Enhanced simulation of quantum Ising model dynamics.

Validation of the scheme on multiple IBM Quantum devices.

Abstract

Near term quantum computers suffer from the presence of different noise sources. In order to mitigate for this effect and acquire results with significantly better accuracy, there is the urge of designing efficient error correction or error mitigation schemes. The cost of such techniques is usually high in terms of resource requirements, either in hardware or at the algorithmic level. In this work, we follow a pragmatic approach and we use repetition codes as scalable schemes with the potential to provide more accurate solutions to problems of interest in quantum chemistry and physics.
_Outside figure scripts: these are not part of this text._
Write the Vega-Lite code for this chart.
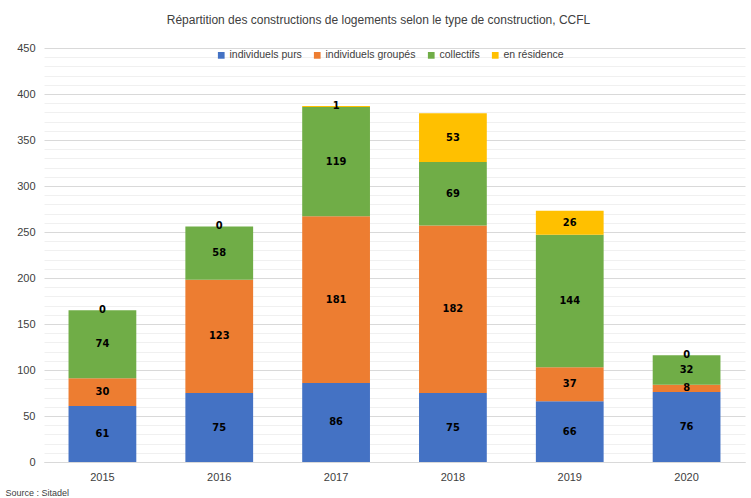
{
  "$schema": "https://vega.github.io/schema/vega-lite/v6.json",
  "width": 701,
  "height": 414,
  "autosize": {"type": "none"},
  "padding": {"left": 44, "top": 48, "right": 6, "bottom": 36},
  "background": "white",
  "title": {
    "text": "Répartition des constructions de logements selon le type de construction, CCFL",
    "fontSize": 12,
    "font": "Liberation Sans, Arial, sans-serif",
    "fontWeight": "normal",
    "color": "#404040",
    "offset": 15,
    "dx": -16
  },
  "data": {
    "values": [
      {"year": "2015", "type": "individuels purs", "n": 61},
      {"year": "2015", "type": "individuels groupés", "n": 30},
      {"year": "2015", "type": "collectifs", "n": 74},
      {"year": "2015", "type": "en résidence", "n": 0},
      {"year": "2016", "type": "individuels purs", "n": 75},
      {"year": "2016", "type": "individuels groupés", "n": 123},
      {"year": "2016", "type": "collectifs", "n": 58},
      {"year": "2016", "type": "en résidence", "n": 0},
      {"year": "2017", "type": "individuels purs", "n": 86},
      {"year": "2017", "type": "individuels groupés", "n": 181},
      {"year": "2017", "type": "collectifs", "n": 119},
      {"year": "2017", "type": "en résidence", "n": 1},
      {"year": "2018", "type": "individuels purs", "n": 75},
      {"year": "2018", "type": "individuels groupés", "n": 182},
      {"year": "2018", "type": "collectifs", "n": 69},
      {"year": "2018", "type": "en résidence", "n": 53},
      {"year": "2019", "type": "individuels purs", "n": 66},
      {"year": "2019", "type": "individuels groupés", "n": 37},
      {"year": "2019", "type": "collectifs", "n": 144},
      {"year": "2019", "type": "en résidence", "n": 26},
      {"year": "2020", "type": "individuels purs", "n": 76},
      {"year": "2020", "type": "individuels groupés", "n": 8},
      {"year": "2020", "type": "collectifs", "n": 32},
      {"year": "2020", "type": "en résidence", "n": 0}
    ]
  },
  "transform": [
    {"calculate": "indexof(['individuels purs','individuels groupés','collectifs','en résidence'], datum.type)", "as": "ord"},
    {"stack": "n", "groupby": ["year"], "sort": [{"field": "ord", "order": "ascending"}], "as": ["y0", "y1"]},
    {"calculate": "(datum.y0 + datum.y1) / 2", "as": "ymid"}
  ],
  "encoding": {
    "x": {
      "field": "year",
      "type": "ordinal",
      "scale": {"paddingInner": 0.42, "paddingOuter": 0.21},
      "axis": {
        "title": "Source : Sitadel",
        "titleAnchor": "start",
        "titleAlign": "left",
        "titleBaseline": "alphabetic",
        "titleX": -39,
        "titleY": 33,
        "titleFontSize": 9,
        "titleFontWeight": "normal",
        "titleColor": "#404040",
        "titleFont": "Liberation Sans, Arial, sans-serif",
        "labelAngle": 0,
        "labelFontSize": 11,
        "labelColor": "#404040",
        "labelPadding": 9,
        "labelFont": "Liberation Sans, Arial, sans-serif",
        "ticks": false,
        "domainColor": "#d9d9d9",
        "grid": false
      }
    }
  },
  "layer": [
    {
      "mark": {"type": "bar"},
      "encoding": {
        "y": {
          "field": "y0",
          "type": "quantitative",
          "scale": {"domain": [0, 450], "nice": false},
          "axis": {
            "title": null,
            "values": [0,10,20,30,40,50,60,70,80,90,100,110,120,130,140,150,160,170,180,190,200,210,220,230,240,250,260,270,280,290,300,310,320,330,340,350,360,370,380,390,400,410,420,430,440,450],
            "tickCount": 46,
            "labelExpr": "datum.value % 50 === 0 ? datum.label : ''",
            "labelOverlap": false,
            "labelFlush": false,
            "gridColor": {"condition": {"test": "datum.value % 50 === 0", "value": "#d9d9d9"}, "value": "#f0f0f0"},
            "ticks": false,
            "domain": false,
            "labelFontSize": 11,
            "labelColor": "#404040",
            "labelPadding": 9,
            "labelFont": "Liberation Sans, Arial, sans-serif"
          }
        },
        "y2": {"field": "y1"},
        "color": {
          "field": "type",
          "type": "nominal",
          "scale": {
            "domain": ["individuels purs", "individuels groupés", "collectifs", "en résidence"],
            "range": ["#4472C4", "#ED7D31", "#70AD47", "#FFC000"]
          },
          "legend": {
            "title": null,
            "orient": "none",
            "direction": "horizontal",
            "legendX": 172,
            "legendY": 2,
            "symbolType": "square",
            "symbolSize": 45,
            "symbolStrokeWidth": 0,
            "labelFontSize": 10.5,
            "labelColor": "#404040",
            "labelFont": "Liberation Sans, Arial, sans-serif",
            "columnPadding": 10,
            "labelOffset": 3
          }
        }
      }
    },
    {
      "mark": {
        "type": "text",
        "fontWeight": "bold",
        "fontSize": 11,
        "color": "#000000",
        "baseline": "middle",
        "font": "DejaVu Sans Condensed, sans-serif"
      },
      "encoding": {
        "y": {"field": "ymid", "type": "quantitative"},
        "text": {"field": "n", "type": "quantitative"}
      }
    }
  ],
  "config": {
    "view": {"stroke": null}
  }
}
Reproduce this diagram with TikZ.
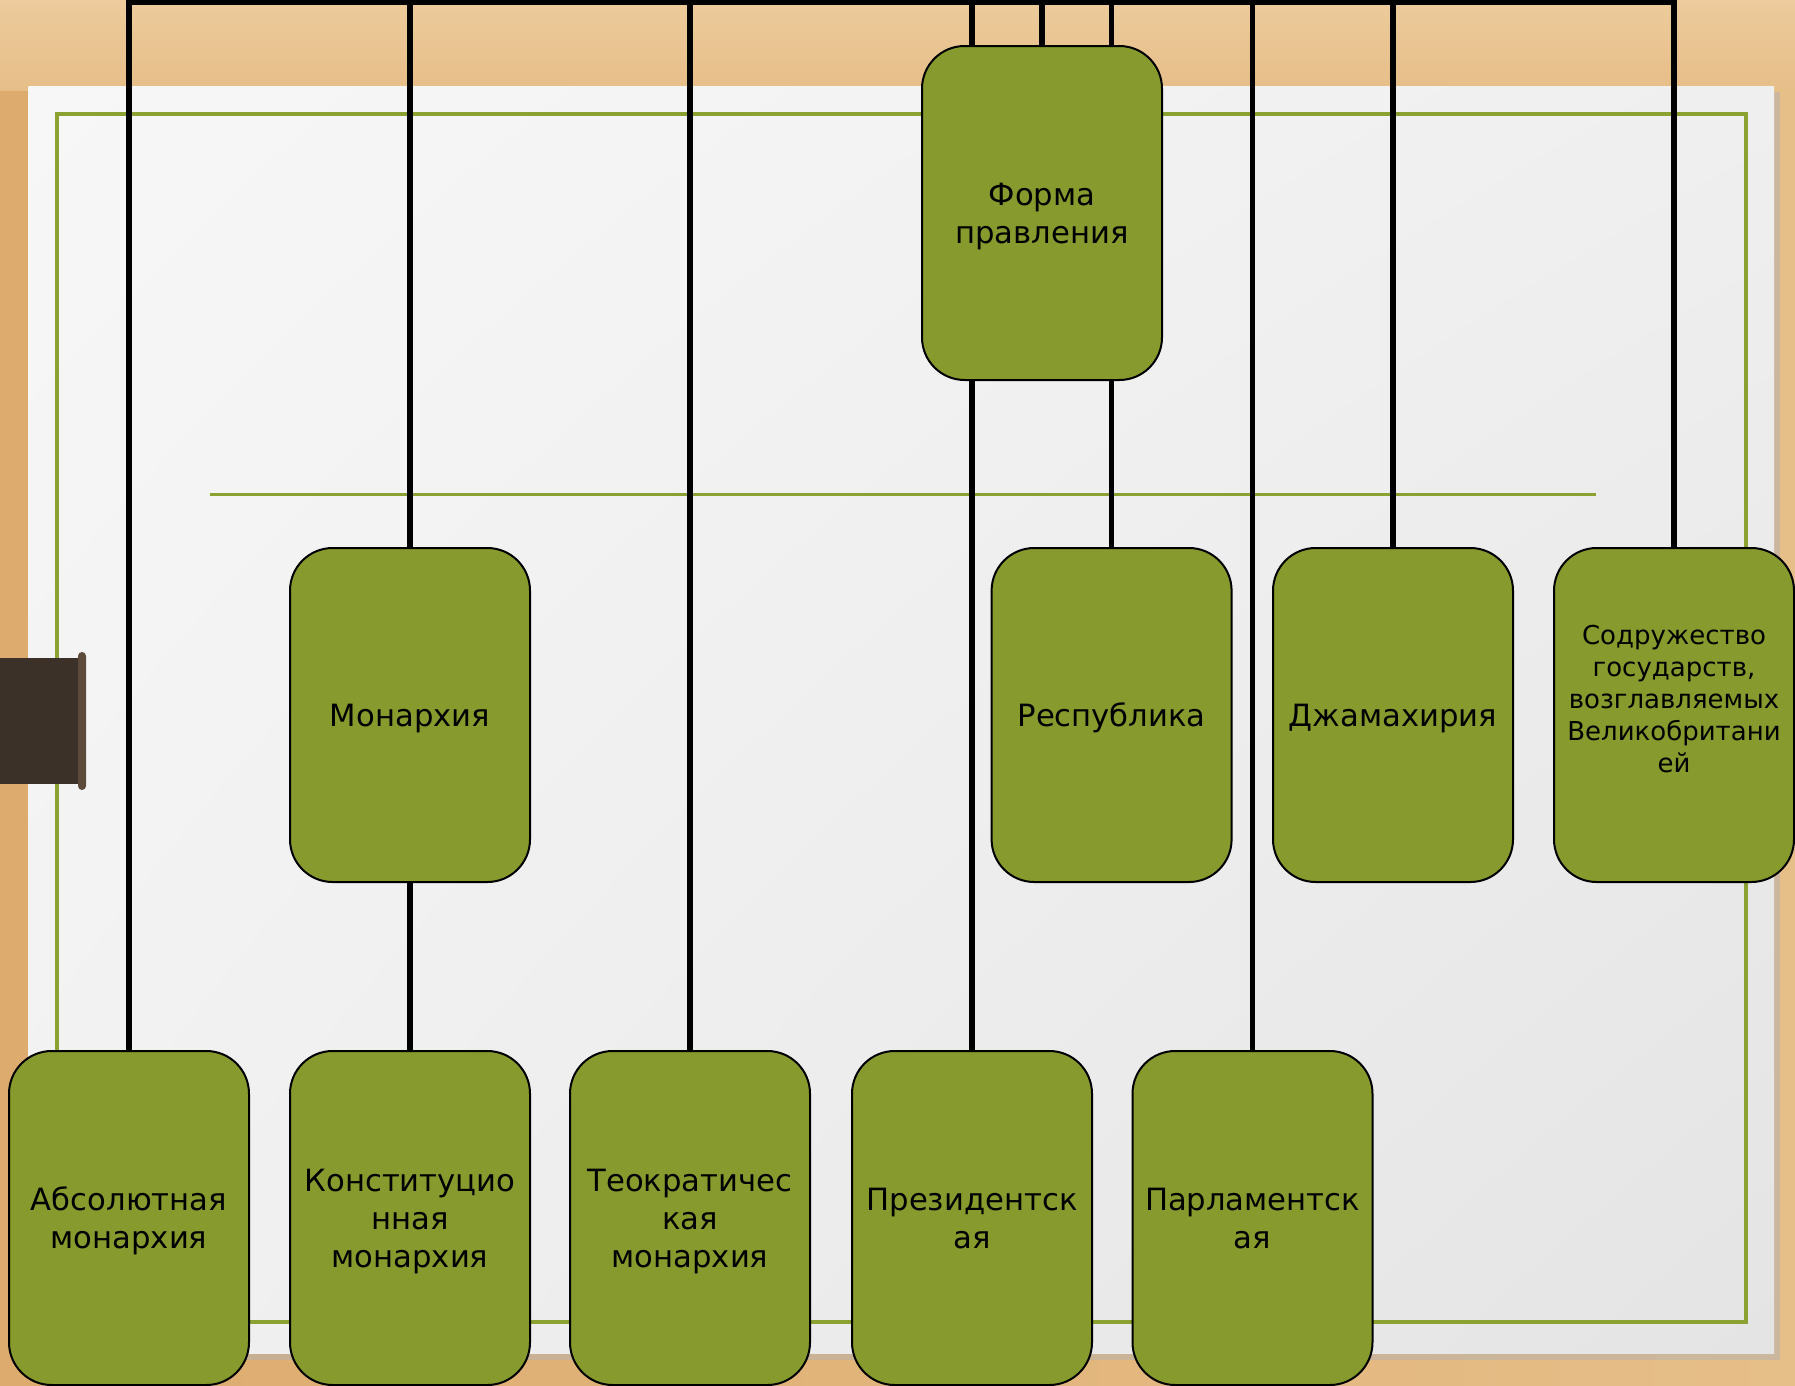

We investigate different repetition code layouts and we propose a circular repetition scheme with connectivity requirements that are native on IBM Quantum hardware. We showcase our approach in multiple IBM Quantum devices and validate our results using a simplified theoretical noise model. We highlight the effect of using the proposed scheme in an electronic structure VQE calculation and in the simulation of time evolution for a quantum Ising model.